Human costs are too high

Nasa is mulling plans to send one-way manned mission to colonise Mars
Human costs are too high
Nasa is contemplating a space mission to send astronauts to colonise Mars. The US space agency is within its rights to do so. But the Hundred Years Starship programme comes with a dangerous stipulation. We're talking a one-way mission. The astronauts sent to the red planet would never come back, as the return journey would be too expensive. They would instead establish a colony in Mars, somewhat like early settlers did in North America.
As usual, the idea seems to have gained instant currency among space enthusiasts who haven't considered the implications.

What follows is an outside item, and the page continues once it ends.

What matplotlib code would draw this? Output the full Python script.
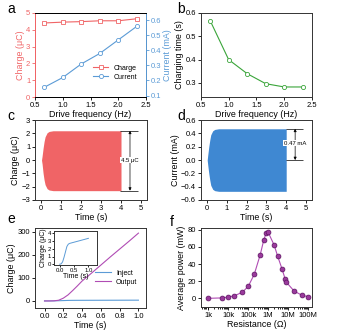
import matplotlib

matplotlib.use("Agg")

import matplotlib.pyplot as plt
from matplotlib.ticker import FixedLocator, LogLocator, NullFormatter

plt.rcParams["font.family"] = ["Liberation Sans", "DejaVu Sans"]
plt.rcParams["axes.linewidth"] = 0.7
plt.rcParams["xtick.major.width"] = 0.6
plt.rcParams["ytick.major.width"] = 0.6
plt.rcParams["xtick.major.size"] = 2
plt.rcParams["ytick.major.size"] = 2
plt.rcParams["xtick.minor.size"] = 1.2
plt.rcParams["xtick.labelsize"] = 5.5
plt.rcParams["ytick.labelsize"] = 5.5
plt.rcParams["xtick.major.pad"] = 1.5
plt.rcParams["ytick.major.pad"] = 1.5

# a / b: frequency sweep
freq = [0.667, 1.0, 1.333, 1.667, 2.0, 2.333]
charge_uc = [4.40, 4.45, 4.48, 4.53, 4.53, 4.65]
current_ma = [0.155, 0.22, 0.31, 0.38, 0.47, 0.56]
charging_time = [0.567, 0.40, 0.34, 0.297, 0.283, 0.283]

# c: charge waveform envelope
c_time = [0.02, 0.05, 0.1, 0.15, 0.2, 0.3, 0.4, 0.6, 1.0, 2.0, 3.0, 4.0]
c_upper = [0.0, 0.3, 0.9, 1.4, 1.75, 2.05, 2.15, 2.2, 2.2, 2.2, 2.2, 2.2]
c_lower = [0.0, -0.3, -1.0, -1.5, -1.85, -2.15, -2.25, -2.3, -2.3, -2.3, -2.3, -2.3]

# d: current waveform envelope
d_time = [0.02, 0.05, 0.1, 0.15, 0.2, 0.3, 0.4, 0.6, 1.0, 2.0, 3.0, 4.0]
d_upper = [0.0, 0.08, 0.2, 0.3, 0.38, 0.44, 0.46, 0.47, 0.47, 0.47, 0.47, 0.47]
d_lower = [0.0, -0.08, -0.2, -0.3, -0.38, -0.44, -0.46, -0.47, -0.47, -0.47, -0.47, -0.47]

# e: injected vs output charge
e_time = [0, 0.05, 0.1, 0.15, 0.2, 0.25, 0.3, 0.35, 0.4, 0.5, 0.6, 0.7, 0.8, 0.9, 1.0]
e_output = [0, 0, 0.5, 3, 12, 26, 45, 65, 86, 120, 155, 190, 224, 258, 293]
e_inject = [0, 0.05, 0.3, 0.9, 1.6, 2.3, 2.6, 2.7, 2.75, 2.85, 2.95, 3.05, 3.15, 3.25, 3.35]

# f: power vs load resistance
resistance = [1e3, 5e3, 1e4, 2e4, 5e4, 1e5, 2e5, 4e5, 6e5, 8e5, 1e6, 2e6, 3e6,
              5e6, 7e6, 8e6, 2e7, 5e7, 1e8]
power_mw = [0, 0.5, 1.5, 3, 7, 14, 28, 51, 68, 76.5, 77, 62, 49,
            34, 23, 19, 8.5, 3.5, 2]

RED = "#f06466"
BLUE = "#5b9bd6"
GREEN = "#3aa53a"
PURPLE = "#b04cb4"
LABEL_FS = 6.4

fig = plt.figure(figsize=(3.41, 3.30), dpi=100)

ax_a = fig.add_axes([0.103, 0.706, 0.325, 0.255])
ax_b = fig.add_axes([0.589, 0.706, 0.326, 0.255])
ax_c = fig.add_axes([0.103, 0.394, 0.328, 0.242])
ax_d = fig.add_axes([0.589, 0.394, 0.326, 0.242])
ax_e = fig.add_axes([0.103, 0.067, 0.325, 0.242])
ax_f = fig.add_axes([0.589, 0.070, 0.326, 0.239])

# a
l1, = ax_a.plot(freq, charge_uc, color=RED, marker="s", mfc="white", mec=RED,
                ms=3, lw=0.8, mew=0.6, label="Charge")
ax_a.set_xlim(0.5, 2.5)
ax_a.set_ylim(0, 5)
ax_a.set_xticks([0.5, 1.0, 1.5, 2.0, 2.5])
ax_a.set_xlabel("Drive frequency (Hz)", fontsize=LABEL_FS, labelpad=1)
ax_a.set_ylabel("Charge (μC)", fontsize=LABEL_FS, color=RED, labelpad=1)
ax_a.tick_params(axis="y", colors=RED)
ax_a.spines["left"].set_color(RED)
ax_a2 = ax_a.twinx()
l2, = ax_a2.plot(freq, current_ma, color=BLUE, marker="o", mfc="white", mec=BLUE,
                 ms=3, lw=0.8, mew=0.6, label="Current")
ax_a2.set_ylim(0.09, 0.65)
ax_a2.set_yticks([0.1, 0.2, 0.3, 0.4, 0.5, 0.6])
ax_a2.set_ylabel("Current (mA)", fontsize=LABEL_FS, color=BLUE, labelpad=1)
ax_a2.tick_params(axis="y", colors=BLUE)
ax_a2.spines["right"].set_color(BLUE)
ax_a2.spines["left"].set_color(RED)
ax_a2.legend(handles=[l1, l2], loc="lower right", bbox_to_anchor=(0.98, 0.12),
             frameon=False, fontsize=5, handlelength=2.2, labelspacing=0.3)

# b
ax_b.plot(freq, charging_time, color=GREEN, marker="o", mfc="white", mec=GREEN,
          ms=3, lw=0.8, mew=0.6)
ax_b.set_xlim(0.5, 2.5)
ax_b.set_ylim(0.24, 0.6)
ax_b.set_xticks([0.5, 1.0, 1.5, 2.0, 2.5])
ax_b.set_yticks([0.3, 0.4, 0.5, 0.6])
ax_b.set_xlabel("Drive frequency (Hz)", fontsize=LABEL_FS, labelpad=1)
ax_b.set_ylabel("Charging time (s)", fontsize=LABEL_FS, labelpad=1)

# c
ax_c.fill_between(c_time, c_lower, c_upper, color=RED, lw=0)
ax_c.set_xlim(-0.3, 5.3)
ax_c.set_ylim(-3, 3)
ax_c.set_xticks(range(6))
ax_c.set_yticks(range(-3, 4))
ax_c.set_xlabel("Time (s)", fontsize=LABEL_FS, labelpad=1)
ax_c.set_ylabel("Charge (μC)", fontsize=LABEL_FS, labelpad=1)
top_c, bot_c = max(c_upper), min(c_lower)
ax_c.hlines([top_c, bot_c], 3.97, 4.87, color="black", lw=0.5)
ax_c.annotate("", xy=(4.45, top_c), xytext=(4.45, bot_c),
              arrowprops=dict(arrowstyle="<|-|>", lw=0.5, color="black",
                              mutation_scale=4, shrinkA=0, shrinkB=0))
ax_c.text(4.45, 0, "4.5 μC", fontsize=4.3, ha="center", va="center",
          bbox=dict(facecolor="white", edgecolor="none", pad=0.5))

# d
ax_d.fill_between(d_time, d_lower, d_upper, color="#3f88d2", lw=0)
ax_d.set_xlim(-0.3, 5.3)
ax_d.set_ylim(-0.6, 0.6)
ax_d.set_xticks(range(6))
ax_d.set_yticks([-0.6, -0.4, -0.2, 0.0, 0.2, 0.4, 0.6])
ax_d.set_xlabel("Time (s)", fontsize=LABEL_FS, labelpad=1)
ax_d.set_ylabel("Current (mA)", fontsize=LABEL_FS, labelpad=1)
top_d = max(d_upper)
ax_d.hlines([top_d, 0.0], 3.97, 4.85, color="black", lw=0.5)
ax_d.annotate("", xy=(4.45, top_d), xytext=(4.45, 0.0),
              arrowprops=dict(arrowstyle="<|-|>", lw=0.5, color="black",
                              mutation_scale=4, shrinkA=0, shrinkB=0))
ax_d.text(4.45, 0.255, "0.47 mA", fontsize=4.3, ha="center", va="center",
          bbox=dict(facecolor="white", edgecolor="none", pad=0.5))

# e
ax_e.plot(e_time, e_inject, color=BLUE, lw=0.8, label="Inject")
ax_e.plot(e_time, e_output, color=PURPLE, lw=0.8, label="Output")
ax_e.set_xlim(-0.1, 1.08)
ax_e.set_ylim(-30, 315)
ax_e.set_xticks([0.0, 0.2, 0.4, 0.6, 0.8, 1.0])
ax_e.set_yticks([0, 100, 200, 300])
ax_e.set_xlabel("Time (s)", fontsize=LABEL_FS, labelpad=1)
ax_e.set_ylabel("Charge (μC)", fontsize=LABEL_FS, labelpad=1)
ax_e.legend(loc="lower right", bbox_to_anchor=(0.98, 0.2), frameon=False,
            fontsize=5, handlelength=2.2, labelspacing=0.3)

ins = fig.add_axes([54 / 341, 1 - 265 / 330, 43 / 341, 34 / 330])
ins.plot(e_time, e_inject, color=BLUE, lw=0.7)
ins.set_xlim(-0.2, 1.3)
ins.set_ylim(-0.1, 4.3)
ins.set_xticks([0.0, 0.5, 1.0])
ins.set_yticks([0, 1, 2, 3, 4])
ins.tick_params(labelsize=4.3, length=1.2, pad=0.8)
ins.set_xlabel("Time (s)", fontsize=5, labelpad=0.3)
ins.set_ylabel("Charge (μC)", fontsize=5, labelpad=0.3)

# f
ax_f.plot(resistance, power_mw, color=PURPLE, lw=0.8, marker="o", ms=3.5,
          mfc="#9a3a9c", mec="#5a1060", mew=0.5)
ax_f.set_xscale("log")
ax_f.set_xlim(10 ** 2.62, 10 ** 8.2)
ax_f.set_ylim(-10, 82)
ax_f.xaxis.set_major_locator(FixedLocator([1e3, 1e4, 1e5, 1e6, 1e7, 1e8]))
ax_f.set_xticklabels(["1k", "10k", "100k", "1M", "10M", "100M"])
ax_f.xaxis.set_minor_locator(LogLocator(base=10, subs=range(2, 10), numticks=20))
ax_f.xaxis.set_minor_formatter(NullFormatter())
ax_f.set_yticks([0, 20, 40, 60, 80])
ax_f.set_xlabel("Resistance (Ω)", fontsize=LABEL_FS, labelpad=1)
ax_f.set_ylabel("Average power (mW)", fontsize=LABEL_FS, labelpad=1)

for ax in (ax_a, ax_b, ax_c, ax_d, ax_e, ax_f, ins):
    for side in ("top", "bottom"):
        ax.spines[side].set_color("#333333")
for ax in (ax_b, ax_c, ax_d, ax_e, ax_f, ins):
    for side in ("left", "right"):
        ax.spines[side].set_color("#333333")

for lbl, x, y in [("a", 7, 13), ("b", 177, 13), ("c", 7, 120),
                  ("d", 177, 120), ("e", 7, 223), ("f", 170, 226)]:
    fig.text(x / 341, 1 - y / 330, lbl, fontsize=10, ha="left", va="baseline")

fig.savefig("out.png", dpi=100)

Any comparison between the Mars mission and historic sea voyages of the past is unwarranted. Can we compare the nature of the risks in space with that anywhere on Earth? Seafarers and early European settlers had a rough idea about the dangers involved in going to a distant land. So, they were better prepared to cope in adverse situations. Most important, they were on home ground, not in some planet hostile to life like Mars, which remains an enigma for humans. Not knowing whether survival is indeed possible on the Martian landscape, we cannot sacrifice precious human lives at the altar of scientific enterprise. The Mars mission should only be taken up if it includes a project for the astronauts' return. If there are funds to send them to Mars in the first place, why turn stingy about bringing them back should the need arise? It's time we drew a line delineating the limits of science, weighed against the importance of human life.
Equally faulty is the logic that Mars must become a colony for future generations because the Earth can't eventually bear population pressures. This is to evade a fundamental question: why are earthly resources depleting? Let's better manage precious resources here on Earth. If human greed knows no limits, even a whole galaxy won't suffice.